The Allen Institute for AI research team has introduced OLMo 2, a new family of open-source language models available in 7 billion (7B) and 13 billion (13B) parameter configurations. Trained on up to 5 trillion tokens, these models redefine training stability, adopting staged training processes, and incorporating diverse datasets.
OLMo 2's architecture leverages improvements in layer normalization, employing RMSNorm, and rotary positional embeddings, as well as Z-loss regularization to enhance model robustness. The training process utilized a two-stage curriculum approach, with the first stage focusing on the OLMo-Mix-1124 dataset, comprising 3.9 trillion tokens from high-quality repositories like DCLM and Starcoder. The second stage involved fine-tuning Dolmino-Mix-1124, a curated dataset of 843 billion tokens featuring web-based and domain-specific content.
Techniques like model souping, which merges checkpoints to optimize performance, were crucial in achieving the final versions of the 7B and 13B models. The performance of OLMo 2 sets new benchmarks in open-source language modeling, demonstrating a significant boost across all evaluation tasks compared to its predecessor, OLMo-0424.
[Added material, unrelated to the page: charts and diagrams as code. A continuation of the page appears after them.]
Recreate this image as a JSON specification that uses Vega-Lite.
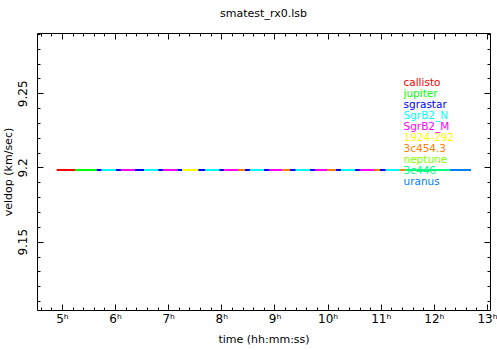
{
  "$schema": "https://vega.github.io/schema/vega-lite/v6.json",
  "width": 453,
  "height": 277,
  "autosize": {"type": "none"},
  "padding": {"left": 37, "top": 33, "right": 7, "bottom": 40},
  "background": "white",
  "title": {"text": "smatest_rx0.lsb", "font": "DejaVu Sans", "fontSize": 11, "fontWeight": "normal", "color": "black", "offset": 14},
  "config": {
    "view": {"stroke": "black", "strokeWidth": 1},
    "font": "DejaVu Sans",
    "axis": {"domain": false, "grid": false, "labelFont": "DejaVu Sans", "labelFontSize": 11, "labelColor": "black", "titleFont": "DejaVu Sans", "titleFontSize": 11, "titleFontWeight": "normal", "titleColor": "black", "tickColor": "black", "labelOverlap": false, "labelBound": false, "labelFlush": false}
  },
  "data": {"values": [
    {"src": "callisto", "t0": 4.90, "t1": 5.245, "v": 9.1983},
    {"src": "jupiter", "t0": 5.245, "t1": 5.653, "v": 9.1983},
    {"src": "sgrastar", "t0": 5.653, "t1": 5.747, "v": 9.1983},
    {"src": "SgrB2_N", "t0": 5.747, "t1": 6.016, "v": 9.1983},
    {"src": "sgrastar", "t0": 6.016, "t1": 6.11, "v": 9.1983},
    {"src": "SgrB2_M", "t0": 6.11, "t1": 6.374, "v": 9.1983},
    {"src": "sgrastar", "t0": 6.374, "t1": 6.549, "v": 9.1983},
    {"src": "SgrB2_N", "t0": 6.549, "t1": 6.813, "v": 9.1983},
    {"src": "sgrastar", "t0": 6.813, "t1": 6.907, "v": 9.1983},
    {"src": "SgrB2_M", "t0": 6.907, "t1": 7.17, "v": 9.1983},
    {"src": "sgrastar", "t0": 7.17, "t1": 7.264, "v": 9.1983},
    {"src": "1924-292", "t0": 7.264, "t1": 7.566, "v": 9.1983},
    {"src": "sgrastar", "t0": 7.566, "t1": 7.692, "v": 9.1983},
    {"src": "SgrB2_N", "t0": 7.692, "t1": 7.961, "v": 9.1983},
    {"src": "sgrastar", "t0": 7.961, "t1": 8.055, "v": 9.1983},
    {"src": "SgrB2_M", "t0": 8.055, "t1": 8.318, "v": 9.1983},
    {"src": "3c454.3", "t0": 8.318, "t1": 8.445, "v": 9.1983},
    {"src": "sgrastar", "t0": 8.445, "t1": 8.539, "v": 9.1983},
    {"src": "SgrB2_N", "t0": 8.539, "t1": 8.802, "v": 9.1983},
    {"src": "sgrastar", "t0": 8.802, "t1": 8.896, "v": 9.1983},
    {"src": "SgrB2_M", "t0": 8.896, "t1": 9.154, "v": 9.1983},
    {"src": "3c454.3", "t0": 9.154, "t1": 9.292, "v": 9.1983},
    {"src": "sgrastar", "t0": 9.292, "t1": 9.399, "v": 9.1983},
    {"src": "SgrB2_N", "t0": 9.399, "t1": 9.668, "v": 9.1983},
    {"src": "sgrastar", "t0": 9.668, "t1": 9.762, "v": 9.1983},
    {"src": "SgrB2_M", "t0": 9.762, "t1": 10.001, "v": 9.1983},
    {"src": "3c454.3", "t0": 10.001, "t1": 10.158, "v": 9.1983},
    {"src": "sgrastar", "t0": 10.158, "t1": 10.252, "v": 9.1983},
    {"src": "SgrB2_N", "t0": 10.252, "t1": 10.515, "v": 9.1983},
    {"src": "sgrastar", "t0": 10.515, "t1": 10.609, "v": 9.1983},
    {"src": "SgrB2_M", "t0": 10.609, "t1": 10.873, "v": 9.1983},
    {"src": "3c454.3", "t0": 10.873, "t1": 10.986, "v": 9.1983},
    {"src": "sgrastar", "t0": 10.986, "t1": 11.093, "v": 9.1983},
    {"src": "SgrB2_N", "t0": 11.093, "t1": 11.362, "v": 9.1983},
    {"src": "3c454.3", "t0": 11.362, "t1": 11.456, "v": 9.1983},
    {"src": "3c446", "t0": 11.456, "t1": 12.30, "v": 9.1983},
    {"src": "uranus", "t0": 12.30, "t1": 12.699, "v": 9.1983}
  ]},
  "layer": [
    {
      "mark": {"type": "rule", "strokeWidth": 2},
      "encoding": {
        "x": {"field": "t0", "type": "quantitative",
          "scale": {"domain": [4.53, 13.056], "nice": false, "zero": false},
          "axis": {"orient": "bottom", "title": "time (hh:mm:ss)", "titlePadding": 6,
            "values": [4.6,4.8,5,5.2,5.4,5.6,5.8,6,6.2,6.4,6.6,6.8,7,7.2,7.4,7.6,7.8,8,8.2,8.4,8.6,8.8,9,9.2,9.4,9.6,9.8,10,10.2,10.4,10.6,10.8,11,11.2,11.4,11.6,11.8,12,12.2,12.4,12.6,12.8,13],
            "labelExpr": "datum.value % 1 == 0 ? datum.value + 'ʰ' : ''",
            "tickSize": {"condition": {"test": "datum.value % 1 == 0", "value": -6}, "value": -3},
            "labelPadding": 9, "labelFontSize": 12}},
        "x2": {"field": "t1"},
        "y": {"field": "v", "type": "quantitative",
          "scale": {"domain": [9.104, 9.2906], "nice": false, "zero": false},
          "axis": {"orient": "left", "title": "veldop (km/sec)", "format": ".2~f",
            "titleX": -29, "titleY": 138.5, "titleAngle": 270, "titleAlign": "center", "titleBaseline": "middle",
            "values": [9.11,9.12,9.13,9.14,9.15,9.16,9.17,9.18,9.19,9.2,9.21,9.22,9.23,9.24,9.25,9.26,9.27,9.28,9.29],
            "labelExpr": "abs(datum.value*20 - round(datum.value*20)) < 0.000001 ? datum.label : ''",
            "tickSize": {"condition": {"test": "abs(datum.value*20 - round(datum.value*20)) < 0.000001", "value": -6}, "value": -3},
            "labelAngle": 270, "labelAlign": "center", "labelBaseline": "bottom", "labelPadding": 14, "labelFontSize": 12}},
        "color": {"field": "src", "type": "nominal",
          "scale": {"domain": ["callisto","jupiter","sgrastar","SgrB2_N","SgrB2_M","1924-292","3c454.3","neptune","3c446","uranus"],
                    "range": ["#ff0000","#00ff00","#0000ff","#00ffff","#ff00ff","#ffff00","#ff8000","#80ff00","#00ff80","#0080ff"]},
          "legend": {"orient": "none", "legendX": 356, "legendY": 45, "title": null,
            "symbolSize": 0, "symbolOpacity": 0, "symbolStrokeWidth": 0, "labelOffset": 0,
            "labelFont": "DejaVu Sans", "labelFontSize": 10.5, "rowPadding": 0,
            "encode": {"labels": {"update": {"fill": {"scale": "color", "field": "value"}}}}}}
      }
    },
    {
      "mark": {"type": "rule", "opacity": 0},
      "encoding": {
        "x": {"field": "t0", "type": "quantitative",
          "scale": {"domain": [4.53, 13.056], "nice": false, "zero": false},
          "axis": {"orient": "top", "title": null, "labels": false,
            "values": [4.6,4.8,5,5.2,5.4,5.6,5.8,6,6.2,6.4,6.6,6.8,7,7.2,7.4,7.6,7.8,8,8.2,8.4,8.6,8.8,9,9.2,9.4,9.6,9.8,10,10.2,10.4,10.6,10.8,11,11.2,11.4,11.6,11.8,12,12.2,12.4,12.6,12.8,13],
            "tickSize": {"condition": {"test": "datum.value % 1 == 0", "value": -6}, "value": -3}}},
        "x2": {"field": "t1"},
        "y": {"field": "v", "type": "quantitative",
          "scale": {"domain": [9.104, 9.2906], "nice": false, "zero": false},
          "axis": {"orient": "right", "title": null, "labels": false,
            "values": [9.11,9.12,9.13,9.14,9.15,9.16,9.17,9.18,9.19,9.2,9.21,9.22,9.23,9.24,9.25,9.26,9.27,9.28,9.29],
            "tickSize": {"condition": {"test": "abs(datum.value*20 - round(datum.value*20)) < 0.000001", "value": -6}, "value": -3}}}
      }
    }
  ],
  "resolve": {"axis": {"x": "independent", "y": "independent"}}
}
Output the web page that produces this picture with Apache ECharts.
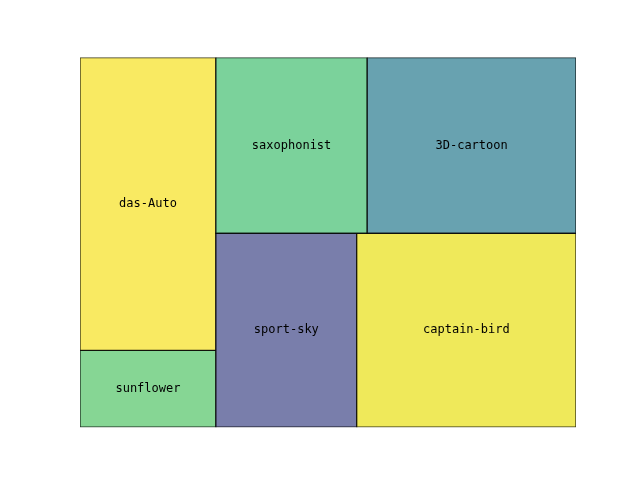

Notably, OLMo 2 7B outperforms Llama-3.1 8B, and OLMo 2 13B surpasses Qwen 2.5 7B, despite utilizing fewer training FLOPs. Evaluation using the Open Language Modeling Evaluation System (OLMES), a suite of 20 benchmarks, confirmed these gains, highlighting strengths in knowledge recall, reasoning, and general language capabilities.
The development of OLMo 2 marks a significant shift in the language modeling landscape, addressing challenges such as training stability and evaluation transparency. By setting a new standard for open-source AI, these models demonstrate the potential of collaborative innovation in advancing artificial intelligence, paving the way for more equitable technological advancements.
The AI community has responded enthusiastically to OLMo 2’s launch, recognizing Ai2 for its commitment to open-source.
AI Researcher Constantine Dee commented on X:
Ai2 has unveiled OLMo 2, the world's leading open-source AI model. Built with transparent datasets and training, it's a game-changer for creating diverse content.
While user Billy462 shared on Reddit:
This release is extremely significant. For those that don't know Allen AI are a research institute who are releasing completely open models. That means that all of their results can be reproduced (and improved upon) from scratch.
The OLMo 2 models are available, along with their weights, data, code, recipes, and intermediate checkpoints. The introduction of OLMES provides structured benchmarks to guide model development and track progress effectively. Additionally, post-training methodologies, including supervised fine-tuning, preference tuning, and reinforcement learning with verifiable rewards, have enhanced the models' instruction-following capabilities.